▸ SET PROBLEM: Scan the lines below for the string "document" and copy every one that has it.

▸ INFORMATION GIVEN:
■ ■ ■ ■

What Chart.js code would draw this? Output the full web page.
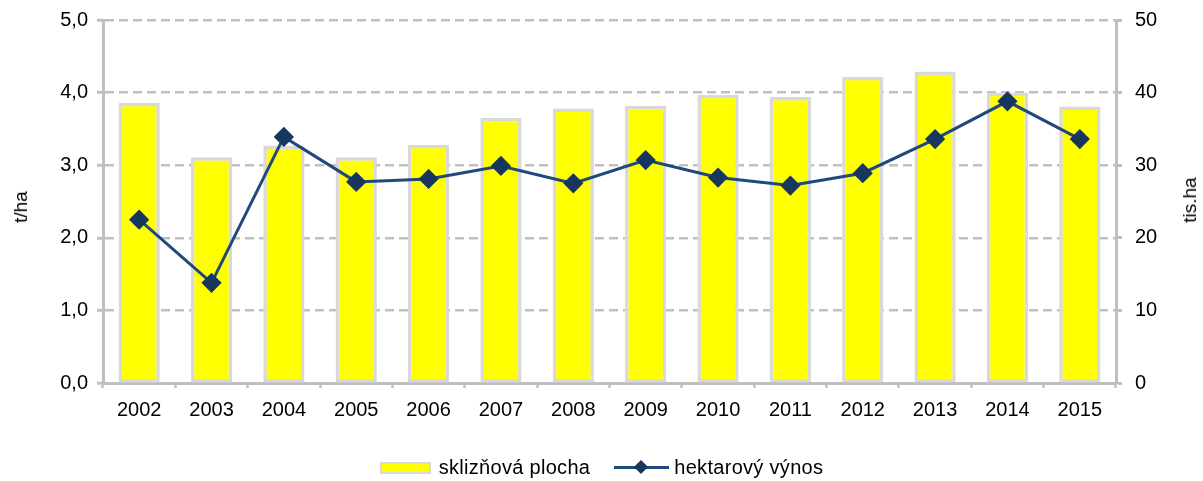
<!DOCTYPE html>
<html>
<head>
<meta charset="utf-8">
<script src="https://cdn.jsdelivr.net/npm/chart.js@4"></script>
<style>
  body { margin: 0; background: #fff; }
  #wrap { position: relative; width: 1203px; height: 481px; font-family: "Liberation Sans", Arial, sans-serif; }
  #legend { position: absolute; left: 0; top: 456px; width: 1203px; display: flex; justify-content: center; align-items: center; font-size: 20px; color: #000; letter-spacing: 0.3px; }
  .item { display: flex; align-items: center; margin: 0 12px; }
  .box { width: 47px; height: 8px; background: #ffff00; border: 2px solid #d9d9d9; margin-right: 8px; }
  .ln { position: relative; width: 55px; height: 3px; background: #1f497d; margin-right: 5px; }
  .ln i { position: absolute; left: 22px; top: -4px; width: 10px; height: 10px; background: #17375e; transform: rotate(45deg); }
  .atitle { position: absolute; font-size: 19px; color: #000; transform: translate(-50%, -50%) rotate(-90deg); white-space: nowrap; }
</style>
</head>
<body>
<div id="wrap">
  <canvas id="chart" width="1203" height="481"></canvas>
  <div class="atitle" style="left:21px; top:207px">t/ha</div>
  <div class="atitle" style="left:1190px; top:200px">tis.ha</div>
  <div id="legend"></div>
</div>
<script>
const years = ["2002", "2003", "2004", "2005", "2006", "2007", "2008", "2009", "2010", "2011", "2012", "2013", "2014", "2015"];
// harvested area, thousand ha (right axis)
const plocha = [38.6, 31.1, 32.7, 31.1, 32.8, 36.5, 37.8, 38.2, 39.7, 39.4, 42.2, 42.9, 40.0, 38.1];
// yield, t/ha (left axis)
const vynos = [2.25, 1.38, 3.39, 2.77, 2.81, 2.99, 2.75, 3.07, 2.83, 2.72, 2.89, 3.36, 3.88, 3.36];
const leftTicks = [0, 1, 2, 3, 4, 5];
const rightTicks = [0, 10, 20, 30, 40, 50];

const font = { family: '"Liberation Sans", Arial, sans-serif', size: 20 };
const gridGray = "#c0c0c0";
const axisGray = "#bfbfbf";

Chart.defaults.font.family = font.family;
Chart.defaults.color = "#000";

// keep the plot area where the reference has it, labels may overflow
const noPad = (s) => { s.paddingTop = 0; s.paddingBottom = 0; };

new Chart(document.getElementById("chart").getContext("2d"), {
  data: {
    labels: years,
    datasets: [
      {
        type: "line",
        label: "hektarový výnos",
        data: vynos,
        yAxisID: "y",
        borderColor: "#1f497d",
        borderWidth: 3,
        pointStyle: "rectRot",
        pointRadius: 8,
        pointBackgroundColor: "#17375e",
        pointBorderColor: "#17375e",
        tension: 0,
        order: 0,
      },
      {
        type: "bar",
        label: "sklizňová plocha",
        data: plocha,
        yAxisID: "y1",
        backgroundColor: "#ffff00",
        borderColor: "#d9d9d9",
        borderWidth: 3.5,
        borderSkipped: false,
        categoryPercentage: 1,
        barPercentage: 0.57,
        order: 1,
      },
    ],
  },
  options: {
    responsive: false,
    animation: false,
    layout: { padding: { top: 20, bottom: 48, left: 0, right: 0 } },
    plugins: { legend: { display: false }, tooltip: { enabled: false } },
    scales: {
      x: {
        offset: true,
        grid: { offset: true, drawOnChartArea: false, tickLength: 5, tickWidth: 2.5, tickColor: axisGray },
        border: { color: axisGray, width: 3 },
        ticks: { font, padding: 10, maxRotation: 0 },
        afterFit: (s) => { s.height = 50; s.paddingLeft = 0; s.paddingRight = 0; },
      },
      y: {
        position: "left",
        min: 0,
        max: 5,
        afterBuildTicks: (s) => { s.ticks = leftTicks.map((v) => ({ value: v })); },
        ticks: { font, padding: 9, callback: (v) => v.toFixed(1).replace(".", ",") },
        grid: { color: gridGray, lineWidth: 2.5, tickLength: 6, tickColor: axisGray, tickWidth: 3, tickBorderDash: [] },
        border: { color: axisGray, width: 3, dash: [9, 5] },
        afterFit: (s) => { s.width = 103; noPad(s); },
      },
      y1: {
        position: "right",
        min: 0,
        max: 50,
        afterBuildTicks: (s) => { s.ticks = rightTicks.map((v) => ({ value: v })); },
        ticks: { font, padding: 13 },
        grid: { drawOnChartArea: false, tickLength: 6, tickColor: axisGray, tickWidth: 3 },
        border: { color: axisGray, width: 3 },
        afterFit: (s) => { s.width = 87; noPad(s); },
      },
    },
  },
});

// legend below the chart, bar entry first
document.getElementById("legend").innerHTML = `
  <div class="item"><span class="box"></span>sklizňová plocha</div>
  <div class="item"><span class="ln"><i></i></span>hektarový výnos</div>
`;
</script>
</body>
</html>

■ ■ ■ ■

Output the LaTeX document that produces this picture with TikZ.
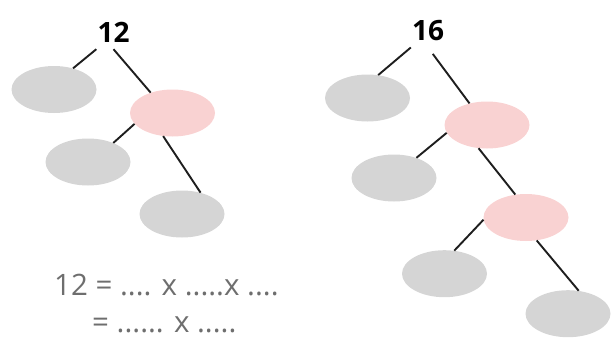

■ ■ ■ ■

▸ TASK SOLUTION:
new Chart(document.getElementById("chart").getContext("2d"), {
document.getElementById("legend").innerHTML = `
Output the LaTeX document that produces this picture with TikZ.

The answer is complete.